On the Fault Line: Managing Tensions and Divisions Within Societies, a book co-edited by Colgate President Jeffrey Herbst, has received high praise from people such as Henry Kissinger and F. W. de Klerk in advance of its official launch March 1.
Published by Profile Books, the collection of essays examines “fault lines” within nations, which can lead to mass violence.
Herbst and fellow editors Greg Mills and Terence McNamee explore this phenomenon in an attempt to answer why some countries can manage societal divisions while others are plunged into violence by these same kinds of fault lines.
Understanding why this happens is critical because, in today’s world, the primary situations in which people kill each other in large numbers is through internal conflict, rather than war between states.
Kissinger, the former U.S. secretary of state who is regarded as a foreign policy expert, is quoted as saying that On the Fault Line “may become the seminal work on a problem that threatens to destabilize important areas around the globe.”
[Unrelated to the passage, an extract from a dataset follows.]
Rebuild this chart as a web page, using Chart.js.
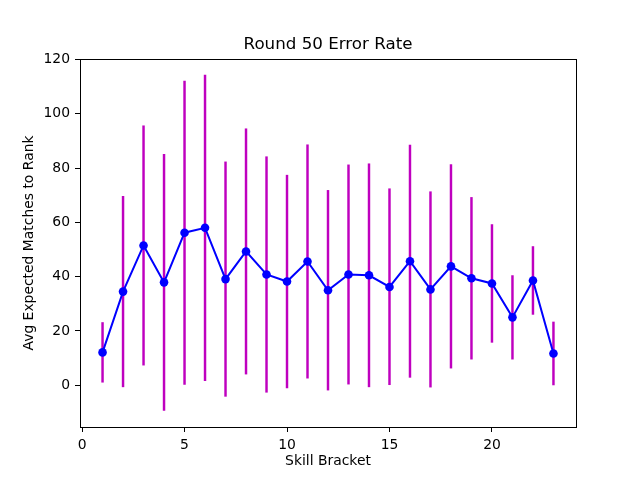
<!DOCTYPE html>
<html>
	<head>
		<meta charset="UTF-8" />
		<title>Round 50 Error Rate</title>
		<style type="text/css">
			body {
				margin: 0;
				background: #ffffff;
			}
			.chartBox {
				width: 640px;
				height: 480px;
			}
		</style>
	</head>
	<body>
		<div class="chartBox">
			<canvas id="myChart" width="640" height="480"></canvas>
		</div>
		<script src="https://cdn.jsdelivr.net/npm/chart.js"></script>
		<script>
			//data
			const brackets = [1, 2, 3, 4, 5, 6, 7, 8, 9, 10, 11, 12, 13, 14, 15, 16, 17, 18, 19, 20, 21, 22, 23];
			const meanMatches = [12.1, 34.5, 51.5, 37.9, 56.2, 58.0, 39.1, 49.3, 40.8, 38.2, 45.6, 35.0, 40.8, 40.5, 36.2, 45.7, 35.3, 43.8, 39.4, 37.5, 25.0, 38.6, 11.7];
			const errMatches = [11.0, 35.1, 44.1, 47.2, 55.9, 56.3, 43.2, 45.2, 43.4, 39.2, 43.0, 36.8, 40.4, 41.1, 36.2, 42.8, 36.0, 37.5, 29.8, 21.7, 15.4, 12.5, 11.6];
			const xTicks = [0, 5, 10, 15, 20];
			const yTicks = [0, 20, 40, 60, 80, 100, 120];

			//setup
			const linePoints = brackets.map((b, i) => ({x: b, y: meanMatches[i]}));
			const errRanges = brackets.map((b, i) => ({x: b, y: [meanMatches[i] - errMatches[i], meanMatches[i] + errMatches[i]]}));

			Chart.defaults.font.family = "'DejaVu Sans', sans-serif";
			Chart.defaults.color = '#000000';

			//frame round the plot area (top and right spines)
			const frame = {
				id: 'frame',
				afterDraw(chart) {
					const {ctx, chartArea: a} = chart;
					ctx.save();
					ctx.strokeStyle = '#000000';
					ctx.lineWidth = 1;
					ctx.strokeRect(Math.round(a.left) + 0.5, Math.round(a.top) + 0.5, Math.round(a.right - a.left), Math.round(a.bottom - a.top));
					ctx.restore();
				}
			};

			const data = {
				datasets: [{
					type: 'line',
					label: 'mean',
					data: linePoints,
					borderColor: '#0000ff',
					backgroundColor: '#0000ff',
					borderWidth: 2,
					pointRadius: 4.3,
					pointBorderWidth: 0,
					pointBackgroundColor: '#0000ff',
					tension: 0,
					fill: false,
					order: 0
				}, {
					type: 'bar',
					label: 'error',
					data: errRanges,
					backgroundColor: '#bf00bf',
					borderWidth: 0,
					barThickness: 1.8,
					grouped: false,
					order: 1
				}]
			};

			//config
			const config = {
				type: 'line',
				data,
				plugins: [frame],
				options: {
					responsive: false,
					devicePixelRatio: 1,
					animation: false,
					layout: {
						padding: {left: 0, right: 64, top: 0, bottom: 0}
					},
					plugins: {
						legend: {display: false},
						tooltip: {enabled: false},
						title: {
							display: true,
							text: 'Round 50 Error Rate',
							fullSize: false,
							font: {size: 16.7, weight: 'normal'},
							padding: {top: 34.5, bottom: 4.5}
						}
					},
					scales: {
						x: {
							type: 'linear',
							min: -0.1,
							max: 24.1,
							offset: false,
							afterBuildTicks: (axis) => { axis.ticks = xTicks.map(v => ({value: v})); },
							afterFit: (axis) => { axis.height = 53; },
							grid: {display: true, offset: false, drawOnChartArea: false, drawTicks: true, tickLength: 5, color: '#000000'},
							border: {display: true, color: '#000000'},
							ticks: {font: {size: 13.9}, padding: 5, maxRotation: 0},
							title: {display: true, text: 'Skill Bracket', font: {size: 13.9}, padding: {top: 0, bottom: 10.5}}
						},
						y: {
							type: 'linear',
							min: -15.4,
							max: 120.2,
							afterBuildTicks: (axis) => { axis.ticks = yTicks.map(v => ({value: v})); },
							afterFit: (axis) => { axis.width = 80; },
							grid: {display: true, offset: false, drawOnChartArea: false, drawTicks: true, tickLength: 5, color: '#000000'},
							border: {display: true, color: '#000000'},
							ticks: {font: {size: 13.9}, padding: 5},
							title: {display: true, text: 'Avg Expected Matches to Rank', font: {size: 13.9}, padding: {top: 21, bottom: 0}}
						}
					}
				}
			};

			//render init
			const myChart = new Chart(
				document.getElementById('myChart'),
				config
			);
		</script>
	</body>
</html>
An early review of the book in The Independent newspaper says that it offers a detailed and cogent analysis, case by case, as to how the promotion of democracy can help avert violent conflict.
De Klerk, the Nobel laureate and former South Africa president, said about the book: “As the impact of racial segregation and discrimination dissipates in South Africa, my country faces fresh challenges, including stark divisions in wealth and access to it. On the Fault Line is invaluable in guiding us through not only the management of such distinctions, but their eventual resolution.”
Herbst will be one of the speakers at the official launch of the book, which will be held just outside of Johannesburg, South Africa.
Other speakers at the event will be Joyce Banda, vice president of Malawi; Gen. Sir David Julian Richards, head of the British armed forces; and Jonathan Oppenheimer, an executive at De Beers who helped establish the Brenthurst Foundation, a forum that promotes sustainable economic growth in Africa.